Exploring warm-season cover crops as carbon sources for anaerobic soil disinfestation (ASD)

Authors: BUTLER, DAVID - University Of Tennessee; Rosskopf, Erin; Burelle, Nancy; Albano, Joseph; MURAMOTO, JOJI - University Of California; SHENNAN, CAROL - University Of California

Submitted to: Plant and Soil
Publication Type: Peer Reviewed Journal
Publication Acceptance Date: 10/11/2011
Publication Date: 12/30/2011
Citation: Butler, D., Rosskopf, E.N., Burelle, N.K., Albano, J.P., Muramoto, J., Shennan, C. 2011. Exploring warm-season cover crops as carbon sources for anaerobic soil disinfestation (ASD). Plant and Soil. DOI 10.1007/s11104-011-1088-0.

Interpretive Summary: Anaerobic soil disinfestation (ASD) has been shown to be an effective strategy for controlling soilborne plant pathogens and plant parasitic nematodes in vegetable production systems. Soil treatment by ASD relies on a supply of readily-available carbon (C) to stimulate bacteria to generate anaerobic soil conditions in moist soils covered with polyethylene mulch. The use of cover crops can be very beneficial for crop production as they add organic matter back into the production field and may also be useful as a C source for generating ASD. To test the effectiveness of warm-season cover crops as carbon sources for ASD, a greenhouse study was conducted using a sandy field soil in which several warm-season legumes and grasses were grown and incorporated. The level of anaerobicity achieved using each cover crop and each cover crop combined with composted broiler was measured. A number of important soilborne pathogens, nemaodes, and weeds were also used as bioassay targets for testing the efficacy of each cover crop for ASD. Results using the fungal plant pathogen that causes Fusarium wilt were very consistent and the inoculum of this pathogen was reduced by as much as 97% when compared to the untreated control. Another fungal plant pathogen, which causes Southern blight, was not consistently controlled using the cover crops, but was controlled using molasses as the carbon source. Warm-season cover crops have potential to serve as a C source for ASD in vegetable production systems, but more work is needed to improve consistency and further elucidate mechanisms of control of soilborne plant pathogens and weeds during ASD treatment.

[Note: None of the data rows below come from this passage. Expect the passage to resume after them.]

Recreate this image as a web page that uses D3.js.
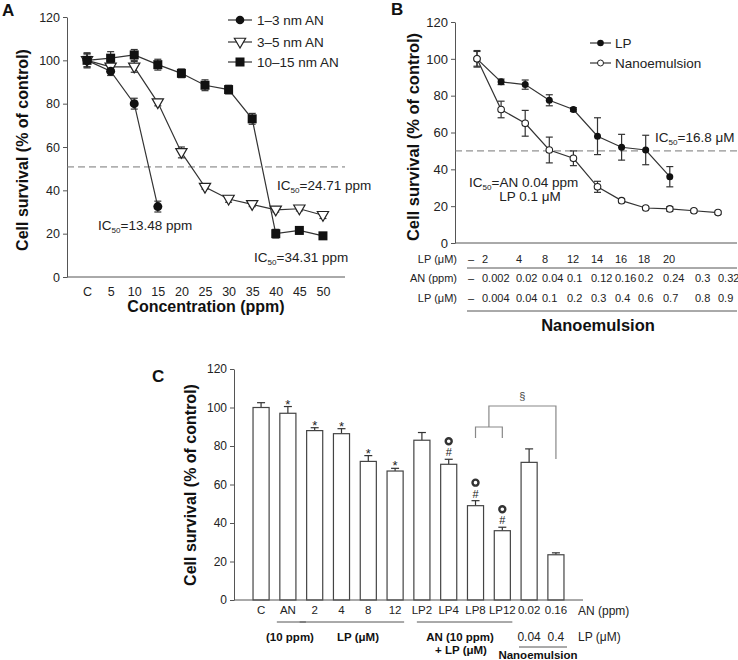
<!DOCTYPE html>
<html><head><meta charset="utf-8">
<script src="https://cdn.jsdelivr.net/npm/d3@7"></script>
<style>
body{margin:0;background:#fff;}
svg{font-family:Arial,"Liberation Sans",Helvetica,sans-serif;}
</style></head>
<body><svg id="c" width="738" height="660"></svg>
<script>
// ---------- DATA ----------
// Panel A
const concCats = ["C","5","10","15","20","25","30","35","40","45","50"];
const a13 = [100, 95, 80, 32.5];
const a13Err = [3, 2, 2.5, 2.5];
const a35 = [100, 97, 97, 80.5, 57.5, 41.5, 36, 33.5, 31, 31.5, 28.5];
const a35Err = [3, 2, 2.5, 1.5, 2.5, 1, 1.5, 1, 1, 1, 1.5];
const a1015 = [100, 101, 102.5, 98, 94, 88.5, 86.5, 73, 20, 21.5, 19];
const a1015Err = [3.5, 3, 2.5, 2.5, 2, 2.5, 2, 2.5, 2, 1.5, 1.5];
const aLegend = ["1–3 nm AN","3–5 nm AN","10–15 nm AN"];
const yTicks = [0,20,40,60,80,100,120];

// Panel B
const bLP = [100, 87.5, 86, 77.5, 72.5, 58, 52, 50.5, 36];
const bLPErr = [4, 1.5, 2.5, 3, 1, 10, 7, 8, 5.5];
const bNano = [100, 72.5, 65, 50.5, 46, 30.5, 23, 19, 18.5, 17.5, 16.5];
const bNanoErr = [4.5, 4.5, 7, 7, 4, 3, 1, 0.8, 1.2, 0.8, 0.8];
const bRowLP = ["–","2","4","8","12","14","16","18","20"];
const bRowAN = ["–","0.002","0.02","0.04","0.1","0.12","0.16","0.2","0.24","0.3","0.32"];
const bRowLP2 = ["–","0.004","0.04","0.1","0.2","0.3","0.4","0.6","0.7","0.8","0.9"];

// Panel C
const cCats = ["C","AN","2","4","8","12","LP2","LP4","LP8","LP12","0.02","0.16"];
const cVals = [100, 97, 88, 86.4, 72, 67, 83, 70.5, 49, 36, 71.5, 23.5];
const cErr = [2.5, 3.5, 1.5, 2.6, 3, 1.4, 4, 2.6, 2.6, 1.8, 7, 1];
const cStar = ["AN","2","4","8","12"];
const cHashRing = ["LP4","LP8","LP12"];

// ---------- DRAW ----------
const svg = d3.select("#c");
svg.append("rect").attr("width",738).attr("height",660).attr("fill","#fff");
const axisCol = "#555", lineCol = "#333";

function styleAxis(g, fs){
  g.selectAll("path,line").attr("stroke",axisCol).attr("stroke-width",1);
  g.selectAll("text").attr("font-size",fs).attr("fill","#222").attr("font-family","Arial, 'Liberation Sans', sans-serif");
}
function ic50(g, x, y, num, fs, anchor){
  const t = g.append("text").attr("x",x).attr("y",y).attr("font-size",fs).attr("fill","#222").attr("text-anchor",anchor||"start");
  t.append("tspan").text("IC");
  t.append("tspan").attr("dy",3).attr("font-size",fs*0.6).text("50");
  t.append("tspan").attr("dy",-3).text("="+num);
}
function errBars(g, xs, ys, es, ysc, cap){
  xs.forEach((x,i)=>{
    const y1 = ysc(ys[i]+es[i]), y2 = ysc(ys[i]-es[i]);
    g.append("line").attr("x1",x).attr("x2",x).attr("y1",y1).attr("y2",y2).attr("stroke",lineCol).attr("stroke-width",1.2);
    g.append("line").attr("x1",x-cap).attr("x2",x+cap).attr("y1",y1).attr("y2",y1).attr("stroke",lineCol).attr("stroke-width",1.2);
    g.append("line").attr("x1",x-cap).attr("x2",x+cap).attr("y1",y2).attr("y2",y2).attr("stroke",lineCol).attr("stroke-width",1.2);
  });
}

// ===== Panel A =====
const gA = svg.append("g");
const yA = d3.scaleLinear().domain([0,120]).range([277,17]);
const xA = d3.scalePoint().domain(concCats).range([67,343]).padding(0.85);
const axAy = gA.append("g").attr("transform","translate(67,0)").call(d3.axisLeft(yA).tickValues(yTicks).tickSize(4).tickSizeOuter(0));
styleAxis(axAy, 12.5);
gA.append("line").attr("x1",67).attr("x2",345).attr("y1",277).attr("y2",277).attr("stroke",axisCol);
const axAx = gA.append("g").attr("transform","translate(0,277)").call(d3.axisBottom(xA).tickSize(0).tickPadding(10));
axAx.select(".domain").remove();
styleAxis(axAx, 12.5);
gA.append("line").attr("x1",67).attr("x2",345).attr("y1",yA(50.8)).attr("y2",yA(50.8)).attr("stroke","#777").attr("stroke-dasharray","7,4");
const line = d3.line();
function seriesA(vals, errs){
  const pts = vals.map((v,i)=>[xA(concCats[i]), yA(v)]);
  errBars(gA, pts.map(p=>p[0]), vals, errs, yA, 3.5);
  gA.append("path").attr("d",line(pts)).attr("fill","none").attr("stroke",lineCol).attr("stroke-width",1.2);
  return pts;
}
const pA2 = seriesA(a35, a35Err);
const pA3 = seriesA(a1015, a1015Err);
const pA1 = seriesA(a13, a13Err);
const tri = d3.symbol().type(d3.symbolTriangle).size(55);
pA2.forEach(p=>gA.append("path").attr("d",tri()).attr("transform",`translate(${p[0]},${p[1]-0.5}) rotate(180)`).attr("fill","#fff").attr("stroke","#222").attr("stroke-width",1.2));
pA3.forEach(p=>gA.append("rect").attr("x",p[0]-4.5).attr("y",p[1]-4.5).attr("width",9).attr("height",9).attr("fill","#111"));
pA1.forEach(p=>gA.append("circle").attr("cx",p[0]).attr("cy",p[1]).attr("r",4.5).attr("fill","#111"));
const legA = [20,42,62];
aLegend.forEach((t,i)=>{
  const y = legA[i];
  gA.append("line").attr("x1",228).attr("x2",252).attr("y1",y).attr("y2",y).attr("stroke",lineCol).attr("stroke-width",1.2);
  if(i===0) gA.append("circle").attr("cx",240).attr("cy",y).attr("r",4.3).attr("fill","#111");
  if(i===1) gA.append("path").attr("d",tri()).attr("transform",`translate(240,${y-0.5}) rotate(180)`).attr("fill","#fff").attr("stroke","#222").attr("stroke-width",1.2);
  if(i===2) gA.append("rect").attr("x",235.5).attr("y",y-4.5).attr("width",9).attr("height",9).attr("fill","#111");
  gA.append("text").attr("x",257).attr("y",y+5).attr("font-size",13.5).attr("fill","#222").text(t);
});
ic50(gA, 277, 190, "24.71 ppm", 13.5);
ic50(gA, 98, 230, "13.48 ppm", 13.5);
ic50(gA, 254, 262, "34.31 ppm", 13.5);
gA.append("text").attr("x",206).attr("y",312).attr("text-anchor","middle").attr("font-size",16).attr("font-weight","bold").attr("fill","#111").text("Concentration (ppm)");
gA.append("text").attr("transform","translate(28,150) rotate(-90)").attr("text-anchor","middle").attr("font-size",16).attr("font-weight","bold").attr("fill","#111").text("Cell survival (% of control)");
gA.append("text").attr("x",2).attr("y",16).attr("font-size",17).attr("font-weight","bold").attr("fill","#111").text("A");

// ===== Panel B =====
const gB = svg.append("g");
const yB = d3.scaleLinear().domain([0,120]).range([243,22]);
const xB = d3.scaleLinear().domain([0,10]).range([477,718]);
const axBy = gB.append("g").attr("transform","translate(455,0)").call(d3.axisLeft(yB).tickValues(yTicks).tickSize(4).tickSizeOuter(0));
styleAxis(axBy, 13);
gB.append("line").attr("x1",455).attr("x2",737).attr("y1",243).attr("y2",243).attr("stroke",axisCol);
gB.append("line").attr("x1",455).attr("x2",737).attr("y1",yB(50)).attr("y2",yB(50)).attr("stroke","#777").attr("stroke-dasharray","7,4");
const pBN = bNano.map((v,i)=>[xB(i), yB(v)]);
const pBL = bLP.map((v,i)=>[xB(i), yB(v)]);
errBars(gB, pBL.map(p=>p[0]), bLP, bLPErr, yB, 3.5);
errBars(gB, pBN.map(p=>p[0]), bNano, bNanoErr, yB, 3.5);
gB.append("path").attr("d",line(pBL)).attr("fill","none").attr("stroke",lineCol).attr("stroke-width",1.2);
gB.append("path").attr("d",line(pBN)).attr("fill","none").attr("stroke",lineCol).attr("stroke-width",1.2);
pBL.forEach(p=>gB.append("circle").attr("cx",p[0]).attr("cy",p[1]).attr("r",3.5).attr("fill","#111"));
pBN.forEach(p=>gB.append("circle").attr("cx",p[0]).attr("cy",p[1]).attr("r",3.3).attr("fill","#fff").attr("stroke","#222").attr("stroke-width",1.1));
gB.append("line").attr("x1",590).attr("x2",611).attr("y1",43).attr("y2",43).attr("stroke",lineCol).attr("stroke-width",1.2);
gB.append("circle").attr("cx",600.5).attr("cy",43).attr("r",3.3).attr("fill","#111");
gB.append("text").attr("x",615).attr("y",48).attr("font-size",13.5).attr("fill","#222").text("LP");
gB.append("line").attr("x1",590).attr("x2",611).attr("y1",63).attr("y2",63).attr("stroke",lineCol).attr("stroke-width",1.2);
gB.append("circle").attr("cx",600.5).attr("cy",63).attr("r",3).attr("fill","#fff").attr("stroke","#222");
gB.append("text").attr("x",615).attr("y",68).attr("font-size",13.5).attr("fill","#222").text("Nanoemulsion");
ic50(gB, 655, 142, "16.8 μM", 13.5);
ic50(gB, 469, 187, "AN 0.04 ppm", 13.5);
gB.append("text").attr("x",530).attr("y",201).attr("text-anchor","middle").attr("font-size",13.5).attr("fill","#222").text("LP 0.1 μM");
// table: column left edges (layout only)
const tableColX = [468, 482, 516, 542, 567, 591, 615, 638, 663, 695, 718];
const rowsB = [["LP (μM)", bRowLP, 263], ["AN (ppm)", bRowAN, 282], ["LP (μM)", bRowLP2, 302]];
rowsB.forEach(r=>{
  gB.append("text").attr("x",457).attr("y",r[2]).attr("text-anchor","end").attr("font-size",11).attr("fill","#222").text(r[0]);
  r[1].forEach((t,i)=>gB.append("text").attr("x",tableColX[i]).attr("y",r[2]).attr("font-size",11).attr("fill","#222").text(t));
});
gB.append("line").attr("x1",467).attr("x2",737).attr("y1",268).attr("y2",268).attr("stroke",axisCol);
gB.append("line").attr("x1",467).attr("x2",737).attr("y1",311).attr("y2",311).attr("stroke",axisCol);
gB.append("text").attr("x",598).attr("y",331).attr("text-anchor","middle").attr("font-size",16.5).attr("font-weight","bold").attr("fill","#111").text("Nanoemulsion");
gB.append("text").attr("transform","translate(419,137) rotate(-90)").attr("text-anchor","middle").attr("font-size",16.5).attr("font-weight","bold").attr("fill","#111").text("Cell survival (% of control)");
gB.append("text").attr("x",391).attr("y",15).attr("font-size",17).attr("font-weight","bold").attr("fill","#111").text("B");

// ===== Panel C =====
const gC = svg.append("g");
const yC = d3.scaleLinear().domain([0,120]).range([600,369]);
const xC = d3.scaleBand().domain(cCats).range([234,583]).paddingInner(0.4).paddingOuter(0.71);
const axCy = gC.append("g").attr("transform","translate(234,0)").call(d3.axisLeft(yC).tickValues(yTicks).tickSize(4).tickSizeOuter(0));
styleAxis(axCy, 12);
const bw = xC.bandwidth();
cCats.forEach((c,i)=>{
  const cx = xC(c)+bw/2, top = yC(cVals[i]+cErr[i]);
  gC.append("line").attr("x1",cx).attr("x2",cx).attr("y1",top).attr("y2",yC(cVals[i])).attr("stroke",lineCol).attr("stroke-width",1.2);
  gC.append("line").attr("x1",cx-4).attr("x2",cx+4).attr("y1",top).attr("y2",top).attr("stroke",lineCol).attr("stroke-width",1.2);
});
gC.selectAll("rect.bar").data(cCats).join("rect").attr("class","bar")
  .attr("x",d=>xC(d)).attr("width",bw)
  .attr("y",(d,i)=>yC(cVals[i])).attr("height",(d,i)=>yC(0)-yC(cVals[i]))
  .attr("fill","#fff").attr("stroke","#444").attr("stroke-width",1.2);
gC.append("line").attr("x1",234).attr("x2",583).attr("y1",600).attr("y2",600).attr("stroke",axisCol);
const axCx = gC.append("g").attr("transform","translate(0,600)").call(d3.axisBottom(xC).tickSize(0).tickPadding(6));
axCx.select(".domain").remove();
styleAxis(axCx, 11.5);
gC.append("text").attr("x",578).attr("y",615).attr("font-size",12).attr("fill","#222").text("AN (ppm)");
cStar.forEach(c=>{
  const i = cCats.indexOf(c);
  gC.append("text").attr("x",xC(c)+bw/2).attr("y",yC(cVals[i]+cErr[i])+2).attr("text-anchor","middle").attr("font-size",13).attr("fill","#222").text("*");
});
cHashRing.forEach(c=>{
  const i = cCats.indexOf(c), cx = xC(c)+bw/2, top = yC(cVals[i]+cErr[i]);
  gC.append("text").attr("x",cx).attr("y",top-3).attr("text-anchor","middle").attr("font-size",11).attr("fill","#222").text("#");
  gC.append("circle").attr("cx",cx).attr("cy",top-18).attr("r",3).attr("fill","none").attr("stroke","#333").attr("stroke-width",2.4);
});
const bcol = "#888";
const xL8 = xC("LP8")+bw/2, xL12 = xC("LP12")+bw/2, xN16 = xC("0.16")+bw/2, xMid = (xL8+xL12)/2;
gC.append("path").attr("d",`M${xL8},438V427H${xL12}V438`).attr("fill","none").attr("stroke",bcol).attr("stroke-width",1.2);
gC.append("path").attr("d",`M${xMid},427V406H${xN16}V459`).attr("fill","none").attr("stroke",bcol).attr("stroke-width",1.2);
gC.append("text").attr("x",(xMid+xN16)/2).attr("y",400).attr("text-anchor","middle").attr("font-size",11).attr("fill","#444").text("§");
const ul = (x1,x2,y)=>gC.append("line").attr("x1",x1).attr("x2",x2).attr("y1",y).attr("y2",y).attr("stroke",axisCol);
ul(xC("AN")-3, xC("AN")+bw+10, 622);
ul(xC("2")-7, xC("12")+bw+1, 622);
ul(xC("LP2")+3, xC("LP12")+bw+2, 622);
const bt = (x,y,t)=>gC.append("text").attr("x",x).attr("y",y).attr("text-anchor","middle").attr("font-size",11.5).attr("font-weight","bold").attr("fill","#111").text(t);
bt(290, 641, "(10 ppm)");
bt(358, 641, "LP (μM)");
bt(460, 641, "AN (10 ppm)");
bt(461, 654, "+ LP (μM)");
gC.append("text").attr("x",xC("0.02")+bw/2).attr("y",641).attr("text-anchor","middle").attr("font-size",12).attr("fill","#222").text("0.04");
gC.append("text").attr("x",xC("0.16")+bw/2).attr("y",641).attr("text-anchor","middle").attr("font-size",12).attr("fill","#222").text("0.4");
gC.append("text").attr("x",578).attr("y",641).attr("font-size",12).attr("fill","#222").text("LP (μM)");
ul(519, 567, 647);
bt(538, 659, "Nanoemulsion");
gC.append("text").attr("transform","translate(196,485) rotate(-90)").attr("text-anchor","middle").attr("font-size",16).attr("font-weight","bold").attr("fill","#111").text("Cell survival (% of control)");
gC.append("text").attr("x",152).attr("y",382).attr("font-size",17).attr("font-weight","bold").attr("fill","#111").text("C");
</script></body></html>
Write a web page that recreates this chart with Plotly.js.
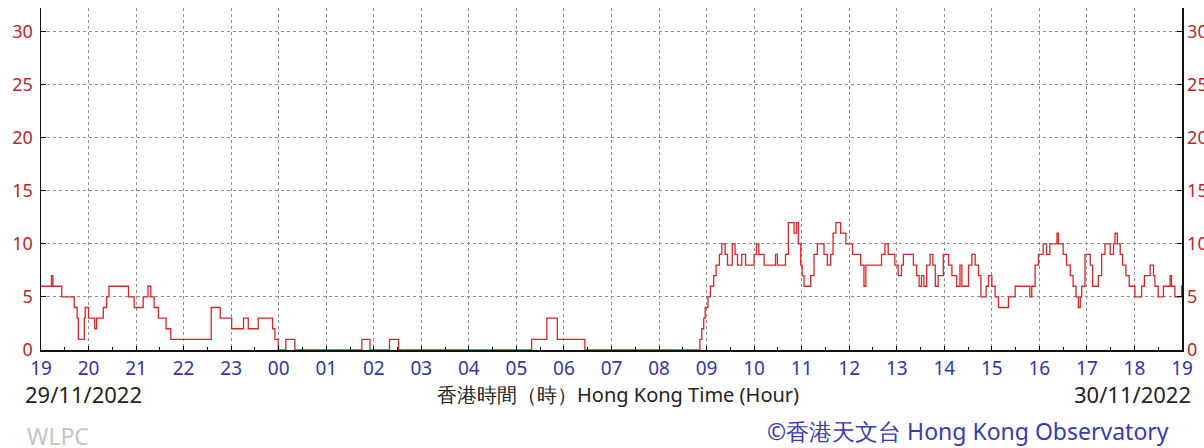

Technical Abstract: Anaerobic soil disinfestation (ASD) has been shown to be an effective strategy for controlling soilborne plant pathogens and plant parasitic nematodes in vegetable production systems. Soil treatment by ASD relies on the supply of labile carbon (C) to stimulate microbially-driven anaerobic soil conditions in moist soils covered with polyethylene mulch. To test the effectiveness of warm-season cover crops as carbon sources for ASD, a greenhouse study was conducted using a sandy field soil in which several warm-season legumes and grasses were grown and incorporated. Pots were then irrigated to fill soil porosity and covered with a clear polyethylene mulch film to initiate a 3-week ASD treatment prior to planting tomatoes. Soilborne plant pathogen inoculum packets, yellow nutsedge tubers, and Southern root-knot nematode (Meloidogyne incognita (Kofoid & White) Chit.; M.i.) eggs and juveniles were introduced at cover crop incorporation. In nearly all cases, ASD treatment utilizing cover crops as a C source resulted in soil anaerobicity values that were equal to the molasses-amended fallow control and greater than the unamended fallow control. In trial 1, Fusarium oxysporum Schlechtend.:Fr. (F.o.) survival was reduced by more than 97% in all C source treatments compared to the unamended control but there was no effect of C source in Trial 2. Carbon source treatments were inconsistent in their effects on survival of Sclerotium rolfsii Sacc. (S.r). In general, the number of M.i. extracted from tomato root tissue and root gall ratings were minimal in all treatments with composted poultry litter and an added C source. Germination of yellow nutsedge (Cyperus esculentus L.) tubers was highest in the unamended control (76%), lowest in the molasses control (31%), and intermediate from cover crop treatments (49 to 61%). Warm-season cover crops have potential to serve as a C source for ASD in vegetable production systems, but more work is needed to improve consistency and further elucidate mechanisms of control of soilborne plant pathogens and weeds during ASD treatment.